◆ **What you should do**
Beginning with the first line, set down every line through the one containing "ci_lower = (1.311, -110.6)", exactly as it appears, but not the pictures.

****

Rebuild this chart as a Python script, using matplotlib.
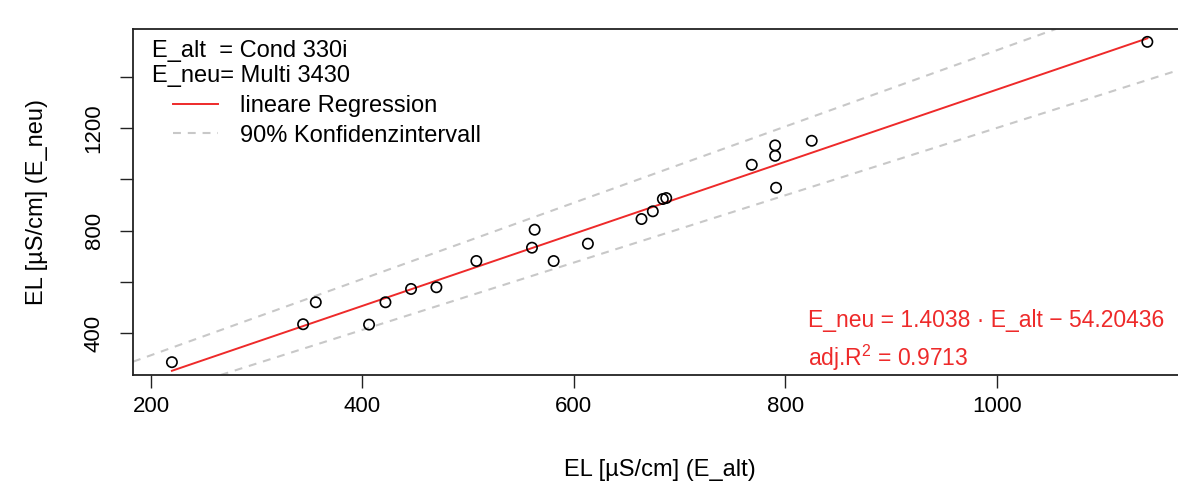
import matplotlib
matplotlib.use('Agg')
import matplotlib.pyplot as plt
import numpy as np
from matplotlib.lines import Line2D

plt.rcParams['font.family'] = ['Liberation Sans', 'DejaVu Sans']
plt.rcParams['mathtext.fontset'] = 'custom'
plt.rcParams['mathtext.rm'] = 'Liberation Sans'
plt.rcParams['mathtext.it'] = 'Liberation Sans:italic'

# Messwerte: EL alt (Cond 330i) vs. EL neu (Multi 3430)
e_alt = [219.8, 343.9, 355.9, 406.3, 421.8, 446.0, 470.0, 507.8, 560.4, 562.9, 580.9,
         613.3, 664.0, 674.7, 684.2, 687.4, 768.3, 790.4, 790.4, 791.3, 825.0, 1142.5]
e_neu = [288.0, 435.8, 521.4, 434.3, 521.4, 573.2, 579.8, 682.2, 734.0, 804.0, 682.0,
         749.6, 845.7, 875.7, 923.6, 927.4, 1057.0, 1132.6, 1092.0, 967.5, 1150.5, 1535.9]

# lineare Regression (Koeffizienten aus der Grafik)
slope = 1.4038
intercept = -54.20436
adj_r2 = 0.9713

ci_upper = (1.485, 18.0)
ci_lower = (1.311, -110.6)

x_ticks = [200, 400, 600, 800, 1000]
y_ticks = [400, 600, 800, 1000, 1200, 1400]
y_ticklabels = ['400', '', '800', '', '1200', '']

red = '#ee2a2a'
grey = '#c8c8c8'

W, H = 1178, 486
fig = plt.figure(figsize=(W / 100, H / 100), dpi=100)
ax = fig.add_axes([133 / W, 111 / H, 1054 / W, 346 / H])

for sl, ic in (ci_upper, ci_lower):
    ax.axline((0, ic), slope=sl, color=grey, lw=1.5, dashes=(3.8, 3.3), zorder=1)

xs = np.array([min(e_alt), max(e_alt)])
ax.plot(xs, slope * xs + intercept, color=red, lw=1.4, zorder=2)

ax.scatter(e_alt, e_neu, s=55, facecolors='none', edgecolors='black', linewidths=1.2, zorder=3)

ax.set_xlim(183, 1180)
ax.set_ylim(238, 1586)
ax.set_xticks(x_ticks)
ax.set_xticklabels([str(v) for v in x_ticks], fontsize=16)
ax.set_yticks(y_ticks)
ax.set_yticklabels(y_ticklabels, fontsize=16, rotation=90, va='center')
ax.tick_params(axis='both', direction='out', length=9.4, width=1.0, color='#222222')
ax.tick_params(axis='x', pad=6)
ax.tick_params(axis='y', pad=11)
for sp in ax.spines.values():
    sp.set_linewidth(1.3)
    sp.set_color('#222222')

ax.set_xlabel('EL [µS/cm] (E_alt)', fontsize=17, labelpad=30)
ax.set_ylabel('EL [µS/cm] (E_neu)', fontsize=17, labelpad=26)

# Legende
fig.text(152 / W, 1 - 57.5 / H, 'E_alt  = Cond 330i', fontsize=17, va='baseline')
fig.text(152 / W, 1 - 82 / H, 'E_neu= Multi 3430', fontsize=17, va='baseline')
handles = [Line2D([], [], color=red, lw=1.4),
           Line2D([], [], color=grey, lw=1.5, dashes=(3.8, 3.3))]
ax.legend(handles, ['lineare Regression', '90% Konfidenzintervall'],
          loc='upper left', bbox_to_anchor=(173 / W, 1 - 95 / H), bbox_transform=fig.transFigure,
          frameon=False, fontsize=17, handlelength=1.9, handletextpad=0.93,
          borderpad=0, borderaxespad=0, labelspacing=0.32)

# Gleichung
fig.text(808 / W, 1 - 326.7 / H, f'E_neu = {slope} · E_alt − {abs(intercept)}',
         fontsize=16.5, color=red, va='baseline')
fig.text(808 / W, 1 - 366 / H, f'adj.R$^2$ = {adj_r2}', fontsize=16.5, color=red, va='baseline')

fig.savefig('out.png', dpi=100)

****

◆ **Full answer**
Rebuild this chart as a Python script, using matplotlib.
import matplotlib
matplotlib.use('Agg')
import matplotlib.pyplot as plt
import numpy as np
from matplotlib.lines import Line2D

plt.rcParams['font.family'] = ['Liberation Sans', 'DejaVu Sans']
plt.rcParams['mathtext.fontset'] = 'custom'
plt.rcParams['mathtext.rm'] = 'Liberation Sans'
plt.rcParams['mathtext.it'] = 'Liberation Sans:italic'

# Messwerte: EL alt (Cond 330i) vs. EL neu (Multi 3430)
e_alt = [219.8, 343.9, 355.9, 406.3, 421.8, 446.0, 470.0, 507.8, 560.4, 562.9, 580.9,
         613.3, 664.0, 674.7, 684.2, 687.4, 768.3, 790.4, 790.4, 791.3, 825.0, 1142.5]
e_neu = [288.0, 435.8, 521.4, 434.3, 521.4, 573.2, 579.8, 682.2, 734.0, 804.0, 682.0,
         749.6, 845.7, 875.7, 923.6, 927.4, 1057.0, 1132.6, 1092.0, 967.5, 1150.5, 1535.9]

# lineare Regression (Koeffizienten aus der Grafik)
slope = 1.4038
intercept = -54.20436
adj_r2 = 0.9713

ci_upper = (1.485, 18.0)
ci_lower = (1.311, -110.6)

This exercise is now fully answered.